En face du champ de bataille de Mons et du pagus Viiiemacensis, sur la rive droite de la Somme, nous entrons dans le pagus Pontivus, qui forma au moyen âge le comté de Ponthieu, l’un des plus anciens fiefs héréditaires de la monarchie française. Au pied des dunes qui bordent le littoral jusqu’à la baie d’Authie s’étend une vaste plaine, lentement reconquise sur la mer, comme les polders de la Hollande, au moyen d’endiguemens successifs.

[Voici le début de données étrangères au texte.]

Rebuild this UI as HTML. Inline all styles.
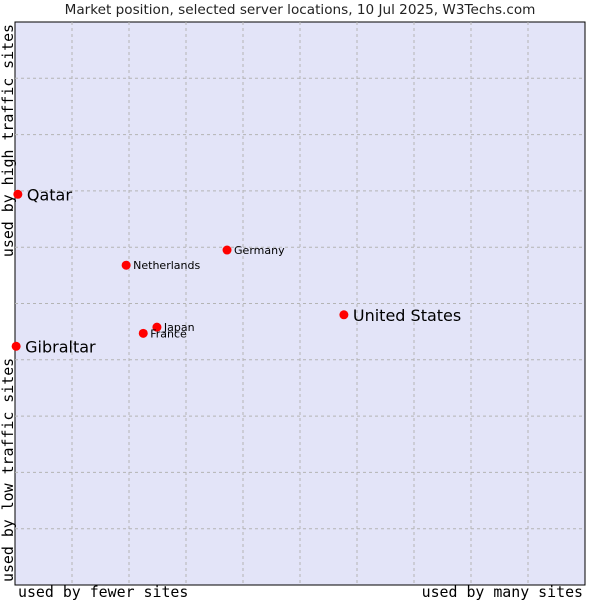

Cette plaine, l’une des plus fertiles de la région du nord, c’est le Marquenterre, et nous engageons les agronomes qui se lamentent sur l’état de notre agriculture à la visiter au mois de juillet ; ils y trouveront, à côté de magnifiques pâturages qui peuvent rivaliser avec ceux de la vallée d’Auge, des blés gigantesques, des avoines plus hautes que ceux qui les moissonnent ; mais la mer, refoulée par une population. industrieuse, qui s’enrichissait en lui disputant son domaine, s’est vengée en ensablant le chenal de la Somme et l’un des ports de commerce les plus importans du moyen âge.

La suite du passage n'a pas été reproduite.